Wednesday 30 January 2013

Wondrous Words Wednesday 30/1/13

Wondrous Words Wednesday is a fabulous weekly meme hosted by Bermuda Onion, where we share new (to us) words that we’ve encountered in our weekly reading.  

I recently read Anna Quindlen's Imagined London. As befits a Pulitzer Prize winning author there was quite a vocabulary, and more than a few new words for me. 

1. Catafalque (Noun)

On that first visit to London one of the first stops I made was in Westminster Abbey, at the catafalque of Elizabeth I; in my girlhood, before anyone used (and overused) the term "role model," that distant princess was mine, refusing to be demoted and undervalued because of her gender, determined to be the greatest ruler England had ever known and making a go of it, too. 

A raised bier, box, or similar platform, often moveable, that is used to support the casket, coffin, or body of the deceased during a funeral or memorial service. Wiki.

2. Ishmaelites (Noun)

Untidy, full of Greeks, Ishmaelites, cats, Italians, tomatoes, restaurants, organs, coloured stuffs, queer names, people looking out of upper windows, it dwells remote from the British Body Politic. 

In the Bible, the son of Abraham who was cast out after the birth of Isaac. He is traditionally considered to be the forebear of the Arabs. The Free Dictionary. 

3. Scrim (Noun)

Perhaps it was that I wanted to see what I had learned, what I had read, what I had imagined, that I would never be able to see the city of London without seeing it through the overarching scrim of every description of it I had read before. 
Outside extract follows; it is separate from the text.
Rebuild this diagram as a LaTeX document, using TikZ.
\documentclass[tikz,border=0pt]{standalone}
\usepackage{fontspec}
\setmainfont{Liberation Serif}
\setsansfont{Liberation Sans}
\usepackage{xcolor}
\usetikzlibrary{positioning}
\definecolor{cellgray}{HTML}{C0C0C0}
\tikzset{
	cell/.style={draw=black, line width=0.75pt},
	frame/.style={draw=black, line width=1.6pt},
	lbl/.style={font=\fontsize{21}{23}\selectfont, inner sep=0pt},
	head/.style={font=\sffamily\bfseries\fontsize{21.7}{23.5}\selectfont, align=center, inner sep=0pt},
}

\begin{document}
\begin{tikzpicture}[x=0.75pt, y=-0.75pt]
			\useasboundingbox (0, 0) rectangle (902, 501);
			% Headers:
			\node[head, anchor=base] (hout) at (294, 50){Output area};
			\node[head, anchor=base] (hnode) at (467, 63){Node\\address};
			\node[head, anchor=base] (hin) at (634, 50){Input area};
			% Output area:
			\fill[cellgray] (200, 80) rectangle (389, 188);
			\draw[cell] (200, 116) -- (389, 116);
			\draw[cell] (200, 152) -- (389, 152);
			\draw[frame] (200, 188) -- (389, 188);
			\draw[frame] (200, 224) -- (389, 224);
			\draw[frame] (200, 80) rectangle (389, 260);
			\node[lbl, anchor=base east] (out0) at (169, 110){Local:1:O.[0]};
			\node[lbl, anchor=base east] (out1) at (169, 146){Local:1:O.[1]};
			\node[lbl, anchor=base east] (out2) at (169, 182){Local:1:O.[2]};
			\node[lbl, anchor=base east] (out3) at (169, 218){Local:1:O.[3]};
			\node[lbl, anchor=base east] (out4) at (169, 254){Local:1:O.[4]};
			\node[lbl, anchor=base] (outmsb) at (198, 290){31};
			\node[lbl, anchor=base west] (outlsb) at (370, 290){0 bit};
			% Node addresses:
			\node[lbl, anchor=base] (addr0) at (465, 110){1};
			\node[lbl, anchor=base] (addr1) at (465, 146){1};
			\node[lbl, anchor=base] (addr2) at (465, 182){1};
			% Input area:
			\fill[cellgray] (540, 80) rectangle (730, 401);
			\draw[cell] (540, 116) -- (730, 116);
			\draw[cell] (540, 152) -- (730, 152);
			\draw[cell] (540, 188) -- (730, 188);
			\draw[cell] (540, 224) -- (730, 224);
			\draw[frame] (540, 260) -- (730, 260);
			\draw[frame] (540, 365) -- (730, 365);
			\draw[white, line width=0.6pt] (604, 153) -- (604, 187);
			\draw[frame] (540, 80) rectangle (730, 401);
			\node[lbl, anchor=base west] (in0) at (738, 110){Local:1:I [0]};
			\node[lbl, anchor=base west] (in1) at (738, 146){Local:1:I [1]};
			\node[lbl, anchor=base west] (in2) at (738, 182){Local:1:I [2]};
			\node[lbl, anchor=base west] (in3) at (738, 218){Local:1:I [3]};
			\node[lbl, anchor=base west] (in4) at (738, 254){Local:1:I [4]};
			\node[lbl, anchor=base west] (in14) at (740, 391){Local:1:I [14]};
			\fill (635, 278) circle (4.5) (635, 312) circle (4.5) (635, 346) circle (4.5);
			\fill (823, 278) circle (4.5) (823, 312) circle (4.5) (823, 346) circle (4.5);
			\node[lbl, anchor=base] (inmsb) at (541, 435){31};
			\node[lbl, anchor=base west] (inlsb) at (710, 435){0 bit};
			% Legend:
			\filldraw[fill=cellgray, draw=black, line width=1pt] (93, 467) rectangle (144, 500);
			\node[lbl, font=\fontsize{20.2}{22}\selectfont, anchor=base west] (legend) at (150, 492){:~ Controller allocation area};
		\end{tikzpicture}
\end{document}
An open-weave muslin or hessian fabric, used in upholstery, lining, building, and in the theater to creat the illusion of a solid wall or to suggest haziness, etc, according to the lighting. The Free Dictionary.

4. Fealty (Noun)

But little is left of the Empire except a few stray Caribbean islands, the good-natured fealty of the Canadians, and the fact that, according to one cab driver, the second most common dinner dish in the U.K (after roast beef and Yorkshire pudding) is tikka masala. 

1. a) The fidelity owed by a vassal to his feudal lord. 
b) The oath of such fidelity.
2. Faithfulness; allegiance. The Free Dictionary. 

5. Bowfront (Adjective)

6. Greensward (Noun)

But Park Lane was savaged in the early part of the last century, the bowfront houses with gardens running right down to the edge of the greensward largely demolised and the road along Hyde Park widened into a major autobahn. 

Bowfront- having an outward curving front. 

Greensward- ground that is green with grass; turf. 

7. Jeremiad (Noun)

The jeremiad that followed about the effects of immigration on the economy, the crime rate, and unemployment was as old as time, and as literature. 

A literary work or speech expressing a bitter lament or a righteous prophecy of doom. 

8. Foursquare (Adverb)

The long graceful rows of identical buildings, standing foursquare to the street, give nothing away about the lives inside except, perhaps, that on some cosmetic level they are lives well lived. 

In a forthright manner; squarely. 


bermudaonion said...

I've never used catafalque but recognized it when I saw it. The rest of the words are new to me but bowfront makes perfect sense and will be easy to remember!

Jackie McGuinness said...

2 out 8 for me, I knew fealty and bowfront.
That sounds like a really good book since I am a total anglophile!

grammajudyb said...

All new to me except "scrim". Being a quilter and needleworker, I had heard of it before. And bowfront makes sense to me too.
I will watch for Ms. Quindlen's Imagined London.

Anonymous said...

New words for me, interesting.

Anonymous said...

Hey there, I found you through WWW :) Love the words... fealty interests me a lot. Just the way it is spelled and said is fantastic. Now I'm off to Google "tikka masala"!

Esme said...

zero for me-this is such a meme that I should be participating in.

Esme said...

zero for me-this is such a meme that I should be participating in.

Yvonne @ Fiction Books Reviews said...

Hi Louise,

6 out 8 must be some kind of record for my poor little brain!

The two which had me stumped were Jeremiad and Catafalque.

I should have known Jeremiad really, as over here in the UK, we have a saying 'to be a Jeremiah', which is a term given to someone who is eternally pessimistic.

An interesting post, from what sounds like a verbally challenging, yet completely engrossing book.